▶ [Goal of the exercise]: In the listing that follows, retype every line from the first through the one containing "import * as". Pictures are to be left out.

▶ [Information shown]:

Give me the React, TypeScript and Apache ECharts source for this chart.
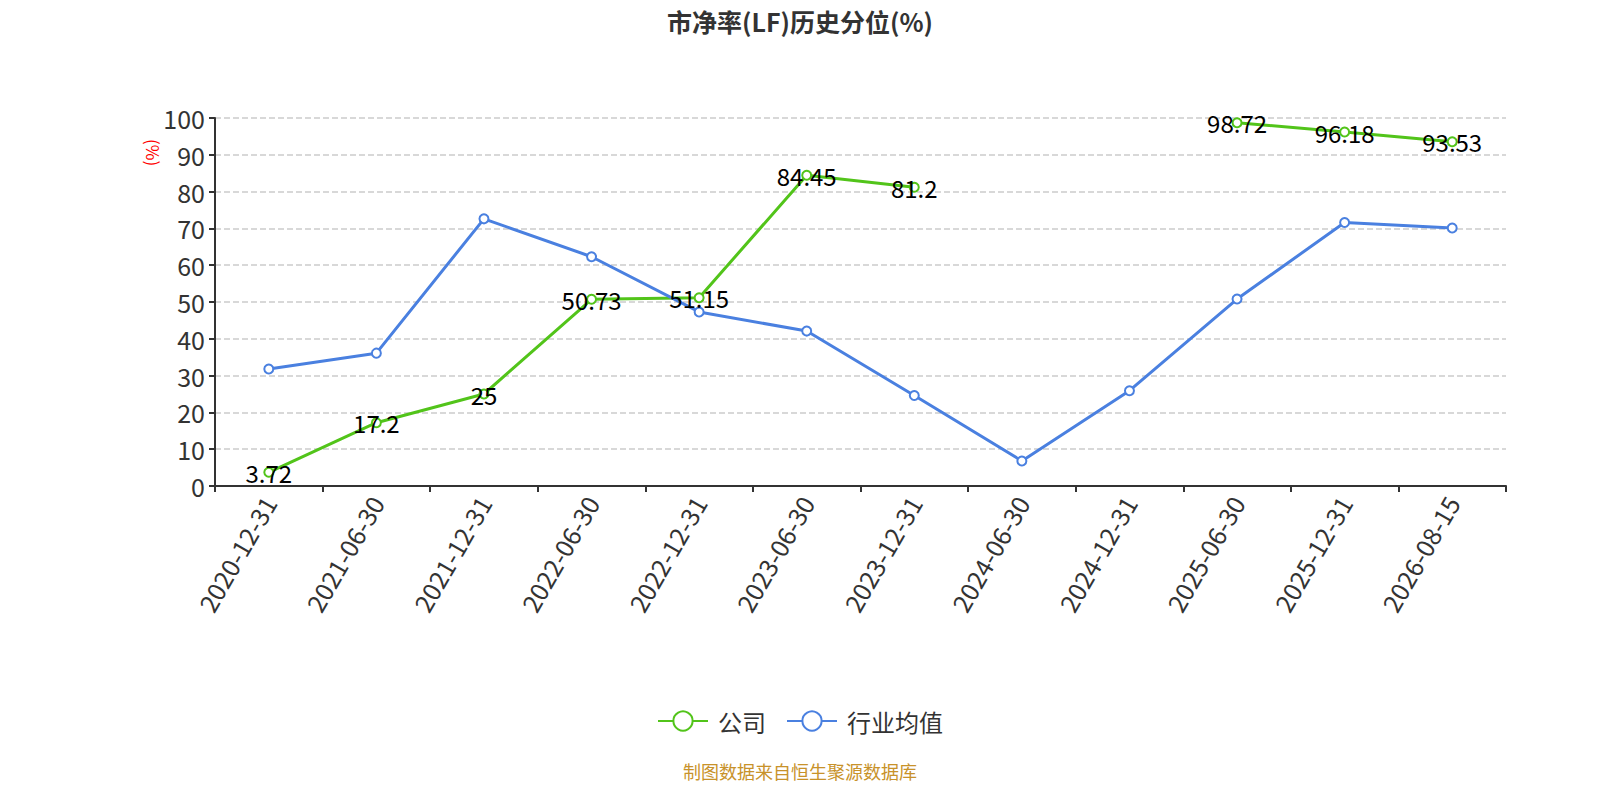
import React, { useEffect, useRef } from "react";
import * as echarts from "echarts";

const categories = [
  "2020-12-31", "2021-06-30", "2021-12-31", "2022-06-30", "2022-12-31", "2023-06-30",
  "2023-12-31", "2024-06-30", "2024-12-31", "2025-06-30", "2025-12-31", "2026-08-15",
];
const companyValues = [3.72, 17.2, 25, 50.73, 51.15, 84.45, 81.2, null, null, 98.72, 96.18, 93.53];
const industryValues = [31.8, 36.1, 72.6, 62.3, 47.3, 42.1, 24.6, 6.8, 25.9, 50.8, 71.6, 70.1];
const yTicks = { min: 0, max: 100, interval: 10 };

const FONT = "'Noto Sans CJK SC', 'Noto Sans', sans-serif";

export default function App() {
  const ref = useRef<HTMLDivElement>(null);
  useEffect(() => {
    document.body.style.margin = "0";
    if (!ref.current) return;
    const chart = echarts.init(ref.current, undefined, { renderer: "svg" });
    chart.setOption({
      animation: false,
      textStyle: { fontFamily: FONT },
      title: {
        text: "市净率(LF)历史分位(%)",
        left: "center",
        top: 3,
        textStyle: { fontSize: 25, fontWeight: "bold", color: "#333", fontFamily: FONT },
      },
      grid: { left: 215, right: 94, top: 118, bottom: 314 },
      legend: {
        top: 704,
        left: "center",
        itemWidth: 50,
        itemHeight: 24,
        itemGap: 20,
        textStyle: { fontSize: 24, color: "#333", fontFamily: FONT, padding: [0, 0, 0, 5] },
        data: ["公司", "行业均值"],
      },
      xAxis: {
        type: "category",
        data: categories,
        boundaryGap: true,
        axisLine: { lineStyle: { color: "#333", width: 2 } },
        axisTick: { show: true, alignWithLabel: false, length: 6, lineStyle: { color: "#333", width: 2 } },
        axisLabel: { rotate: 60, fontSize: 25, color: "#333", margin: 12, interval: 0, fontFamily: FONT },
      },
      yAxis: {
        type: "value",
        min: yTicks.min,
        max: yTicks.max,
        interval: yTicks.interval,
        axisLine: { show: true, lineStyle: { color: "#333", width: 2 } },
        axisTick: { show: true, length: 6, lineStyle: { color: "#333", width: 2 } },
        axisLabel: { fontSize: 25, color: "#333", margin: 10, fontFamily: FONT },
        splitLine: { lineStyle: { type: "dashed", color: "#ccc", width: 1.5 } },
      },
      graphic: [
        {
          type: "text",
          x: 153,
          y: 139,
          rotation: -Math.PI / 2,
          style: { text: "(%)", fill: "#ff0000", fontSize: 17, fontFamily: FONT, textAlign: "left", textVerticalAlign: "middle" },
        },
        {
          type: "text",
          left: "center",
          top: 762,
          style: { text: "制图数据来自恒生聚源数据库", fill: "#c8922a", fontSize: 18, fontFamily: FONT },
        },
      ],
      series: [
        {
          name: "公司",
          type: "line",
          data: companyValues,
          connectNulls: false,
          symbol: "emptyCircle",
          symbolSize: 9,
          color: "#52c41a",
          lineStyle: { width: 3, color: "#52c41a" },
          itemStyle: { color: "#52c41a" },
          label: { show: true, position: "inside", fontSize: 24, color: "#000", fontFamily: FONT },
        },
        {
          name: "行业均值",
          type: "line",
          data: industryValues,
          symbol: "emptyCircle",
          symbolSize: 9,
          color: "#4a80e0",
          lineStyle: { width: 3, color: "#4a80e0" },
          itemStyle: { color: "#4a80e0" },
        },
      ],
    });
    return () => chart.dispose();
  }, []);
  return <div ref={ref} style={{ width: 1600, height: 800 }} />;
}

▶ [Output for this exercise]:
Give me the React, TypeScript and Apache ECharts source for this chart.
import React, { useEffect, useRef } from "react";
import * as echarts from "echarts";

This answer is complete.